The Antarctic Peninsula holds enough ice to raise global sea levels by around 7 cm and is rapidly changing in response to the climate crisis (Image: ESA/Anna Hogg, University of Leeds).


The UK Government recently announced funding for NERC of over £19 million for key EO and climate services, data facilities and skills. The EOCIS is one of two NCEO-led  national projects which will support UK scientists to produce new and more accurate climate data from space with unique facilities for data access and processing. The projects are overseen by Professor John Remedios, Executive Director of NCEO at University of Leicester.

The EOCIS has been funded by the Natural Environment Research Council (NERC) through the Earth Observation Investment Programme, national project funding provided by the Department for Science, Innovation and Technology.


The National Centre for Earth Observation (NCEO)
NCEO provides the UK’s Natural Environment Research Council (NERC) with national capability in earth observation science – monitoring the health of our planet through satellite instruments and with world-class capability in interpreting this data.

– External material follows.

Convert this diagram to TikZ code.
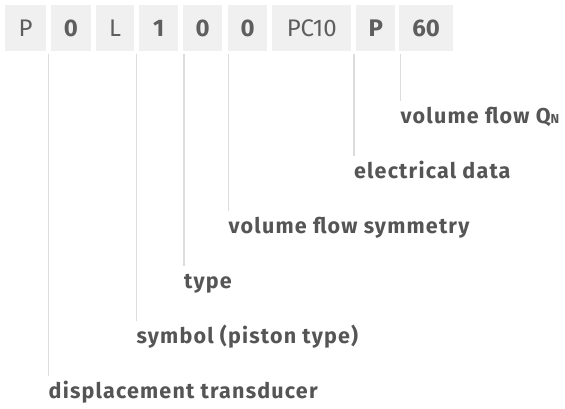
\documentclass[tikz,border=0pt]{standalone}
\usepackage{fontspec}
\setmainfont{Fira Sans}
\newfontfamily\labelfont{Fira Sans}[LetterSpace=5.5]
\definecolor{boxbg}{HTML}{EFF0EF}
\definecolor{boxtext}{HTML}{5E5E5E}
\definecolor{labeltext}{HTML}{555555}
\definecolor{leader}{HTML}{DCDCDC}
\tikzset{
  x=1pt, y=-1pt,
  codebox/.style={fill=boxbg, inner sep=0pt, minimum height=45.7pt, text=boxtext,
    font=\fontsize{24}{24}\selectfont, anchor=north west},
  codelabel/.style={anchor=base west, inner sep=0pt, text=labeltext,
    font=\fontsize{21.5}{21.5}\selectfont\labelfont\bfseries},
  leaderline/.style={draw=leader, line width=1.6pt}
}
\begin{document}
\begin{tikzpicture}
\useasboundingbox (0,0) rectangle (565,408);
% type code boxes
\node[codebox, minimum width=40.7pt] (b1) at (5,5) {P};
\node[codebox, minimum width=40pt] (b2) at (50.7,5) {\bfseries 0};
\node[codebox, minimum width=38pt] (b3) at (96,5) {L};
\node[codebox, minimum width=39pt] (b4) at (139,5) {\bfseries 1};
\node[codebox, minimum width=39pt] (b5) at (183,5) {\bfseries 0};
\node[codebox, minimum width=39pt] (b6) at (228,5) {\bfseries 0};
\node[codebox, minimum width=79pt] (b7) at (272,5) {PC10};
\node[codebox, minimum width=39pt] (b8) at (356,5) {\bfseries P};
\node[codebox, minimum width=54pt] (b9) at (399,5) {\bfseries 60};
% explanations
\node[codelabel] (l1) at (48.5,398) {displacement transducer};
\node[codelabel] (l2) at (136.5,343) {symbol (piston type)};
\node[codelabel] (l3) at (184,288) {type};
\node[codelabel] (l4) at (228.5,233) {volume flow symmetry};
\node[codelabel] (l5) at (354,178) {electrical data};
\node[codelabel] (l6) at (400.5,123) {volume flow Q{\fontsize{13}{13}\selectfont N}};
% leader line ends
\coordinate (t1) at (48.5,53.5);  \coordinate (e1) at (48.5,376);
\coordinate (t2) at (136.5,53.5); \coordinate (e2) at (136.5,321);
\coordinate (t3) at (184,53.5);   \coordinate (e3) at (184,266);
\coordinate (t4) at (228.5,53.5); \coordinate (e4) at (228.5,211);
\coordinate (t5) at (354,53.5);   \coordinate (e5) at (354,156);
\coordinate (t6) at (400.5,53.5); \coordinate (e6) at (400.5,101);
\foreach \i in {1,...,6} { \draw[leaderline] (t\i) -- (e\i); }
\end{tikzpicture}
\end{document}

It is made up of more than 130 scientists from top universities and research organisations across the UK, with Professor John Remedios leading the NCEO at the University of Leicester.

NCEO scientists based at the following institutions will be leading research activities for the EOCIS – University of Reading, University of Leicester, Plymouth Marine Laboratory (PML), the University of Edinburgh, University of Leeds, University College London, Rutherford Appleton Laboratory (RAL), and King’s College London.

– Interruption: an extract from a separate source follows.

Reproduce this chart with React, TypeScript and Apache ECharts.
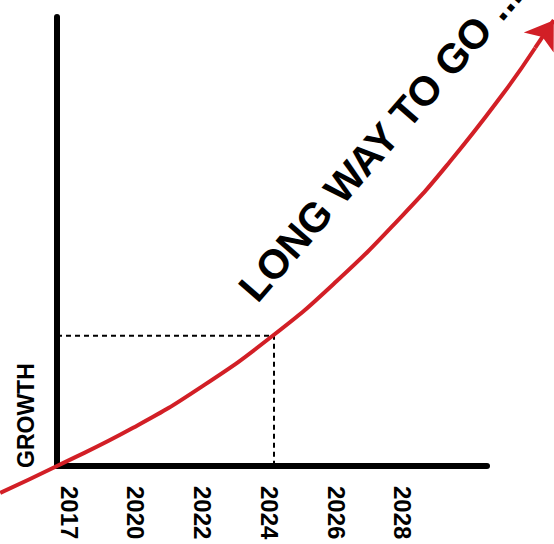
import React, { useEffect, useRef } from 'react';
import * as echarts from 'echarts';

// Tick labels (placed at index positions on the x axis)
const yearLabels = ['2017', '2020', '2022', '2024', '2026', '2028'];
const yearPositions = [0, 1, 2, 3, 4, 5];

// Growth curve (x in year-index units, y in growth units 0..100)
const curveX = [-1.03, -0.18, 0.96, 1.96, 3.05, 4.01, 5.0, 5.7, 6.5, 6.98];
const curveY = [-6.0, 0, 8.5, 17.4, 29.0, 41.2, 55.9, 67.7, 82.9, 93.1];
// Tip of the arrow head
const arrowTip = [7.26, 99.3];

// "Today" reference point (dashed guides)
const refX = 3.07;
const refY = 29.0;

// Axis extents
const xMin = -0.18;
const xMax = 6.26;
const yMin = 0;
const yMax = 100;

const titleText = 'LONG WAY TO GO ...';
const yName = 'GROWTH';

const FONT = '"Liberation Sans", Arial, Helvetica, sans-serif';
const RED = '#d21f26';

// Layout of the visible axes grid (pixels)
const G = { left: 57, right: 67, top: 17, bottom: 78 };
const W = 554;
const H = 544;

export default function App() {
  const ref = useRef<HTMLDivElement>(null);

  useEffect(() => {
    if (!ref.current) return;
    const chart = echarts.init(ref.current, undefined, { renderer: 'svg' });
    const curve = curveX.map((x, i) => [x, curveY[i]]);
    const n = curve.length;

    // A second full-canvas grid using the same scale, so the curve may run past the axes
    const kx = (W - G.left - G.right) / (xMax - xMin);
    const ky = (H - G.top - G.bottom) / (yMax - yMin);
    const fxMin = xMin - G.left / kx;
    const fxMax = xMax + G.right / kx;
    const fyMin = yMin - G.bottom / ky;
    const fyMax = yMax + G.top / ky;

    const hidden = {
      axisLine: { show: false },
      axisTick: { show: false },
      splitLine: { show: false },
      axisLabel: { show: false },
    };

    const option: any = {
      animation: false,
      backgroundColor: '#ffffff',
      grid: [
        { ...G, containLabel: false, outerBoundsMode: 'none' },
        { left: 0, right: 0, top: 0, bottom: 0, containLabel: false, outerBoundsMode: 'none' },
      ],
      xAxis: [
        {
          type: 'value',
          gridIndex: 0,
          min: xMin,
          max: xMax,
          axisLine: { show: true, onZero: false, lineStyle: { color: '#000', width: 6 } },
          axisTick: { show: false },
          splitLine: { show: false },
          axisLabel: {
            show: true,
            customValues: yearPositions,
            formatter: (v: number) => yearLabels[Math.round(v)] ?? '',
            rotate: -90,
            margin: 20,
            fontSize: 24,
            fontWeight: 'bold',
            fontFamily: FONT,
            color: '#000',
          },
        },
        { type: 'value', gridIndex: 1, min: fxMin, max: fxMax, ...hidden },
      ],
      yAxis: [
        {
          type: 'value',
          gridIndex: 0,
          min: yMin,
          max: yMax,
          axisLine: { show: true, onZero: false, lineStyle: { color: '#000', width: 6 } },
          axisTick: { show: false },
          splitLine: { show: false },
          axisLabel: { show: false },
        },
        { type: 'value', gridIndex: 1, min: fyMin, max: fyMax, ...hidden },
      ],
      series: [
        {
          type: 'line',
          name: 'reference',
          xAxisIndex: 0,
          yAxisIndex: 0,
          data: [
            [xMin, refY],
            [refX, refY],
            [refX, yMin],
          ],
          symbol: 'none',
          lineStyle: { color: '#000', width: 2, type: [5, 4] },
          z: 1,
          silent: true,
        },
        {
          type: 'line',
          name: 'growth',
          xAxisIndex: 1,
          yAxisIndex: 1,
          data: curve,
          smooth: true,
          symbol: 'none',
          clip: false,
          lineStyle: { color: RED, width: 4 },
          z: 3,
        },
        {
          type: 'lines',
          coordinateSystem: 'cartesian2d',
          xAxisIndex: 1,
          yAxisIndex: 1,
          clip: false,
          symbol: ['none', 'arrow'],
          symbolSize: [15, 27],
          lineStyle: { color: RED, width: 4, opacity: 1 },
          data: [{ coords: [curve[n - 1], arrowTip] }],
          z: 4,
        },
      ],
      graphic: [
        {
          type: 'text',
          x: 26,
          y: 468,
          rotation: Math.PI / 2,
          style: {
            text: yName,
            fontSize: 23,
            fontWeight: 'bold',
            fontFamily: FONT,
            fill: '#000',
            align: 'left',
            verticalAlign: 'middle',
          },
        },
        {
          type: 'text',
          x: 247,
          y: 295,
          rotation: (49 * Math.PI) / 180,
          style: {
            text: titleText,
            fontSize: 41,
            fontWeight: 'bold',
            fontFamily: FONT,
            fill: '#000',
            align: 'left',
            verticalAlign: 'middle',
          },
        },
      ],
    };
    chart.setOption(option);
    return () => chart.dispose();
  }, []);

  return (
    <div
      ref={ref}
      style={{ position: 'fixed', left: 0, top: 0, width: W, height: H }}
    />
  );
}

Assimila Ltd (Reading, UK) is contracted to provide initial project management services to EOCIS.

Chaired by the UK Space Agency, Space4Climate builds on the UK’s trusted expertise in climate data. The group’s activities enable a seamless supply chain of climate data from space assets, help identify climate services user requirements and facilitate climate services development for global economic and societal benefit.

Natural Environment Research Council (NERC)
NERC – is the driving force of investment in environmental science in the UK, and is part of UKRI. NERC advances the frontier of environmental science by commissioning new research, infrastructure and training that delivers valuable scientific breakthroughs.